1. .call, method definition call(), and .wrap call all take captures.

2. .call() and both types of call() all pass on the arguments of the
   current subroutine.

> 3. To call with no arguments, use .call(\()) and call(\()).

I have no problem with that, but the original form should probably exist too. I don't know if that's called invoke or what, but something that takes an arglist and constructs the capture to pass on would be very helpful to most users.

4. Introduce some syntax for getting a capture of the current argument
   list explicitly.  Perhaps $?ARGS or $?_ or $?CAPTURE.  One shouldn't
   have to choose between repeating your 20 parameters in order to take a
   capture of them, and eliminating your nice self-documenting 20
   parameter names so you can use the easy \$arglist trick.

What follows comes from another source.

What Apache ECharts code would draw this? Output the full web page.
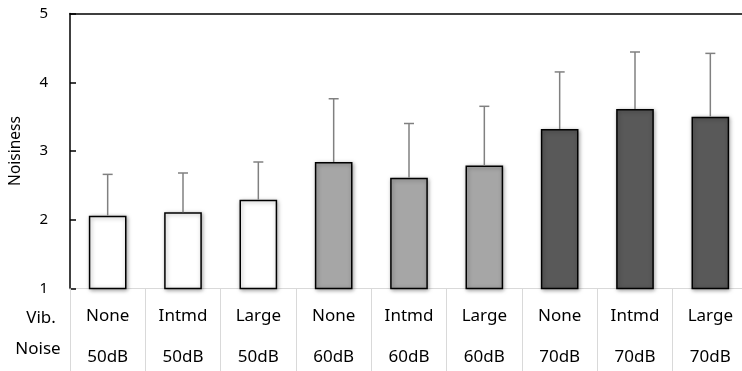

I like the idea in 4, even though I'm not sure that I follow the rest of your logic. Having access to a variable that contains the current argument list called $?ARGS seems to be in line with the rest of the $? state variables that are provided.

So, in general, I think the only thing missing is something like invoke so that:

        invoke(1,2,3);

is identical to:

        call(\(1,2,3));

and:

        invoke([,] =$?ARGS);

is identical to:

        call($?ARGS);

is identical to:

        call();

Certainly a distinction on call vs call() is not what Perl 6 programmers will come to expect from the rest of the language, and I see no pressing reason to introduce it here.